» **Given problem**: Transcribe each line of the material as it is, and drop any picture.

BEGIN

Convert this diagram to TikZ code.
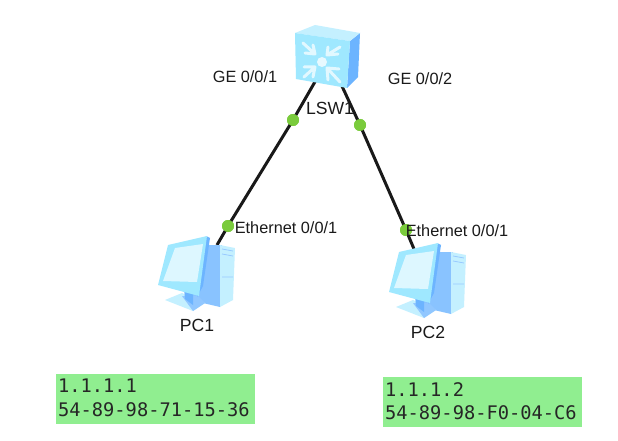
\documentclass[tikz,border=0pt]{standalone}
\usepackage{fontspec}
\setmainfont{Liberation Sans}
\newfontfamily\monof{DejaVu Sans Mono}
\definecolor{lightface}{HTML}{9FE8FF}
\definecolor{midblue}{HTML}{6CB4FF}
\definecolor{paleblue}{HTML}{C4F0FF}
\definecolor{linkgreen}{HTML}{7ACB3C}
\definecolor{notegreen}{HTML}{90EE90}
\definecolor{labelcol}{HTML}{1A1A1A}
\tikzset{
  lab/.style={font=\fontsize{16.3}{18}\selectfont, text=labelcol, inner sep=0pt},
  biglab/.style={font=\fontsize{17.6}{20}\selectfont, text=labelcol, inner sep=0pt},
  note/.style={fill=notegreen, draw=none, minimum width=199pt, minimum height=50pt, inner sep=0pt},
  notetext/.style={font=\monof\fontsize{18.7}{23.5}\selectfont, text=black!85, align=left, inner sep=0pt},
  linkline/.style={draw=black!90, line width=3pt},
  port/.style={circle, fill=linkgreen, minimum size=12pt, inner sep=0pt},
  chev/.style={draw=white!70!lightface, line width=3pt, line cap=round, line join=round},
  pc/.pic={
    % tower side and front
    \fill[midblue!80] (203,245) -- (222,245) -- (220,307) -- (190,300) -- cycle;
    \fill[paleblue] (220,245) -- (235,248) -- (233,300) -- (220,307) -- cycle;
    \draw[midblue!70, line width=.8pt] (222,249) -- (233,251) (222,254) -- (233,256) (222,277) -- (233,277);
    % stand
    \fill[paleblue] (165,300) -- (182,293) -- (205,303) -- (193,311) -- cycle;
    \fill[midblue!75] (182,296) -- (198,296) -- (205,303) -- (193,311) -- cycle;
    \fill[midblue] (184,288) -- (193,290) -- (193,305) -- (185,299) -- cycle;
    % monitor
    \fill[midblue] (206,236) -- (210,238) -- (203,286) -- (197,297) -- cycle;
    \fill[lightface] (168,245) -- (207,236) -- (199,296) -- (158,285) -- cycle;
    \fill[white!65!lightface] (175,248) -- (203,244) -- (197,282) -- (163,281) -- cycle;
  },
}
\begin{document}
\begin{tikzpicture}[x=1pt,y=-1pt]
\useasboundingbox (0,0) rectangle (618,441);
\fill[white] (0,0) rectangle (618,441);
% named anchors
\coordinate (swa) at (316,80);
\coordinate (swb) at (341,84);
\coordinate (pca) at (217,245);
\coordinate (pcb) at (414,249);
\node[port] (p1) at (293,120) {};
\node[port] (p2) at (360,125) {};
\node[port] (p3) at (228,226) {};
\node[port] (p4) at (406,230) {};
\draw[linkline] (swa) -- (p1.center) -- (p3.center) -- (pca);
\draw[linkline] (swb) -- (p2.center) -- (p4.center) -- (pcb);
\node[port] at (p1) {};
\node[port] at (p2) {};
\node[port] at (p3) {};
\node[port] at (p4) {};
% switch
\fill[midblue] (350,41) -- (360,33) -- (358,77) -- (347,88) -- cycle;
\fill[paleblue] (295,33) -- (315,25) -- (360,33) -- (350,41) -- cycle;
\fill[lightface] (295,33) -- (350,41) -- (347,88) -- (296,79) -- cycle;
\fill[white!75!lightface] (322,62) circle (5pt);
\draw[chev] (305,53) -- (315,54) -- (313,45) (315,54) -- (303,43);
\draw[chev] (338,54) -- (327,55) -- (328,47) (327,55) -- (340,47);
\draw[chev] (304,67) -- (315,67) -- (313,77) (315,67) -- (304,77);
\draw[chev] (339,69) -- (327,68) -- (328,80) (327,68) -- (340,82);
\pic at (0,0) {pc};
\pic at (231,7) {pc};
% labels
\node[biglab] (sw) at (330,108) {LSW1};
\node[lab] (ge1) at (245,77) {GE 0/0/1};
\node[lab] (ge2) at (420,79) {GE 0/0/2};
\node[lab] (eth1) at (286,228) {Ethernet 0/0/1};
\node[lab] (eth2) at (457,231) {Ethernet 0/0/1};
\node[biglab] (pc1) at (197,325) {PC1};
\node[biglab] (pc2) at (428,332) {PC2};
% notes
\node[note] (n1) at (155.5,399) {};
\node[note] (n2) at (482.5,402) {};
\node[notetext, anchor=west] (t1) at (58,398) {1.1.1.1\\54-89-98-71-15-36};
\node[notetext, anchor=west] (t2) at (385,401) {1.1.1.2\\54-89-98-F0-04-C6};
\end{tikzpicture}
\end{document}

END

» **Result of this exercise**:
Convert this diagram to TikZ code.
\documentclass[tikz,border=0pt]{standalone}
\usepackage{fontspec}
\setmainfont{Liberation Sans}
\newfontfamily\monof{DejaVu Sans Mono}
\definecolor{lightface}{HTML}{9FE8FF}
\definecolor{midblue}{HTML}{6CB4FF}
\definecolor{paleblue}{HTML}{C4F0FF}
\definecolor{linkgreen}{HTML}{7ACB3C}
\definecolor{notegreen}{HTML}{90EE90}
\definecolor{labelcol}{HTML}{1A1A1A}
\tikzset{
  lab/.style={font=\fontsize{16.3}{18}\selectfont, text=labelcol, inner sep=0pt},
  biglab/.style={font=\fontsize{17.6}{20}\selectfont, text=labelcol, inner sep=0pt},
  note/.style={fill=notegreen, draw=none, minimum width=199pt, minimum height=50pt, inner sep=0pt},
  notetext/.style={font=\monof\fontsize{18.7}{23.5}\selectfont, text=black!85, align=left, inner sep=0pt},
  linkline/.style={draw=black!90, line width=3pt},
  port/.style={circle, fill=linkgreen, minimum size=12pt, inner sep=0pt},
  chev/.style={draw=white!70!lightface, line width=3pt, line cap=round, line join=round},
  pc/.pic={
    % tower side and front
    \fill[midblue!80] (203,245) -- (222,245) -- (220,307) -- (190,300) -- cycle;
    \fill[paleblue] (220,245) -- (235,248) -- (233,300) -- (220,307) -- cycle;
    \draw[midblue!70, line width=.8pt] (222,249) -- (233,251) (222,254) -- (233,256) (222,277) -- (233,277);
    % stand
    \fill[paleblue] (165,300) -- (182,293) -- (205,303) -- (193,311) -- cycle;
    \fill[midblue!75] (182,296) -- (198,296) -- (205,303) -- (193,311) -- cycle;
    \fill[midblue] (184,288) -- (193,290) -- (193,305) -- (185,299) -- cycle;
    % monitor
    \fill[midblue] (206,236) -- (210,238) -- (203,286) -- (197,297) -- cycle;
    \fill[lightface] (168,245) -- (207,236) -- (199,296) -- (158,285) -- cycle;
    \fill[white!65!lightface] (175,248) -- (203,244) -- (197,282) -- (163,281) -- cycle;
  },
}
\begin{document}
\begin{tikzpicture}[x=1pt,y=-1pt]
\useasboundingbox (0,0) rectangle (618,441);
\fill[white] (0,0) rectangle (618,441);
% named anchors
\coordinate (swa) at (316,80);
\coordinate (swb) at (341,84);
\coordinate (pca) at (217,245);
\coordinate (pcb) at (414,249);
\node[port] (p1) at (293,120) {};
\node[port] (p2) at (360,125) {};
\node[port] (p3) at (228,226) {};
\node[port] (p4) at (406,230) {};
\draw[linkline] (swa) -- (p1.center) -- (p3.center) -- (pca);
\draw[linkline] (swb) -- (p2.center) -- (p4.center) -- (pcb);
\node[port] at (p1) {};
\node[port] at (p2) {};
\node[port] at (p3) {};
\node[port] at (p4) {};
% switch
\fill[midblue] (350,41) -- (360,33) -- (358,77) -- (347,88) -- cycle;
\fill[paleblue] (295,33) -- (315,25) -- (360,33) -- (350,41) -- cycle;
\fill[lightface] (295,33) -- (350,41) -- (347,88) -- (296,79) -- cycle;
\fill[white!75!lightface] (322,62) circle (5pt);
\draw[chev] (305,53) -- (315,54) -- (313,45) (315,54) -- (303,43);
\draw[chev] (338,54) -- (327,55) -- (328,47) (327,55) -- (340,47);
\draw[chev] (304,67) -- (315,67) -- (313,77) (315,67) -- (304,77);
\draw[chev] (339,69) -- (327,68) -- (328,80) (327,68) -- (340,82);
\pic at (0,0) {pc};
\pic at (231,7) {pc};
% labels
\node[biglab] (sw) at (330,108) {LSW1};
\node[lab] (ge1) at (245,77) {GE 0/0/1};
\node[lab] (ge2) at (420,79) {GE 0/0/2};
\node[lab] (eth1) at (286,228) {Ethernet 0/0/1};
\node[lab] (eth2) at (457,231) {Ethernet 0/0/1};
\node[biglab] (pc1) at (197,325) {PC1};
\node[biglab] (pc2) at (428,332) {PC2};
% notes
\node[note] (n1) at (155.5,399) {};
\node[note] (n2) at (482.5,402) {};
\node[notetext, anchor=west] (t1) at (58,398) {1.1.1.1\\54-89-98-71-15-36};
\node[notetext, anchor=west] (t2) at (385,401) {1.1.1.2\\54-89-98-F0-04-C6};
\end{tikzpicture}
\end{document}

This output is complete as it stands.